4- Kamusal eğitim ve barınma hakkını önemsemeyerek, tarikat ve cemaat yurtlarına mecbur bıraktığınız onlarca çocuğu tacize tecavüze maruz bıraktınız.

5- MESEM’lerde ve tarım alanında işçileştirerek okul ikliminden ve eğitim hakkından mahrum ettiğiniz çocuklarda sizin eseriniz.

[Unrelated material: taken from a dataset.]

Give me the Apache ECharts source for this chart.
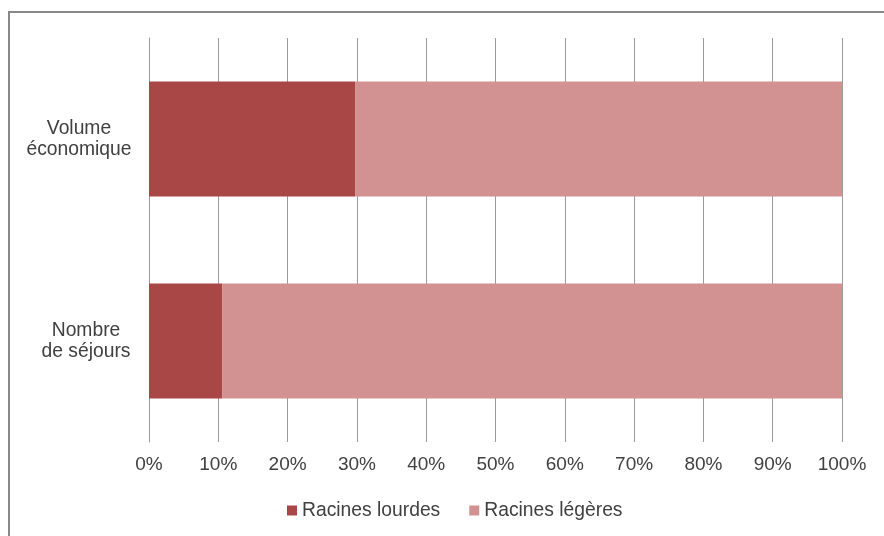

6- Yeteri kadar öğretmen atamayarak Anadolu’da on binlerce çocuğu eğitime eşit erişim hakkından mahrum ettiniz.

VAZGEÇMEYECEĞİZ

Bu örnekler o kadar çok ki. Şimdi bütün bunları görmeyip eğitimcilerin ve kamu çalışanlarının Anayasal haklarını kullanarak bir günlük iş bırakmaları eğitim hakkının ihlali oluyor öylemi. Öyle değil sayın bakan bu öğretmenler yukarıda sayılan ve sizin uygulamalarınız sonucu ortaya çıkan, eğitim çağında ki çocukların gasp edilen eğitim hakları içinde grev yaptılar, yapmaya da devam edecekler.

Bizler sendikal haklar ve özgürlükler mücadelesini, mühürleri söke söke, zincirleri kıra kıra kazandık. O nedenle sizlerin yasa ve hukuk tanımayan tebliğlerinizi biz hiç tanımıyoruz, tanımayacağız.

Mücadele ile kazandığımız hiçbir hakkımızdan vazgeçmiyoruz, vaz geçmeyeceğiz. Bu korkutma, yıldırma ve gözdağı verme hamleleriniz bizlere vız gelir vız.

Sizleri emperyalizmin ortaya çıkardığı otoriter baskıcı rejimlerin normları ile değil, insan haklarına ve hukuka uygun davranmaya davet ediyoruz. Ve bu hukuk dışı tebliğinizi imzalamayacağımızı bilmenizi istiyoruz.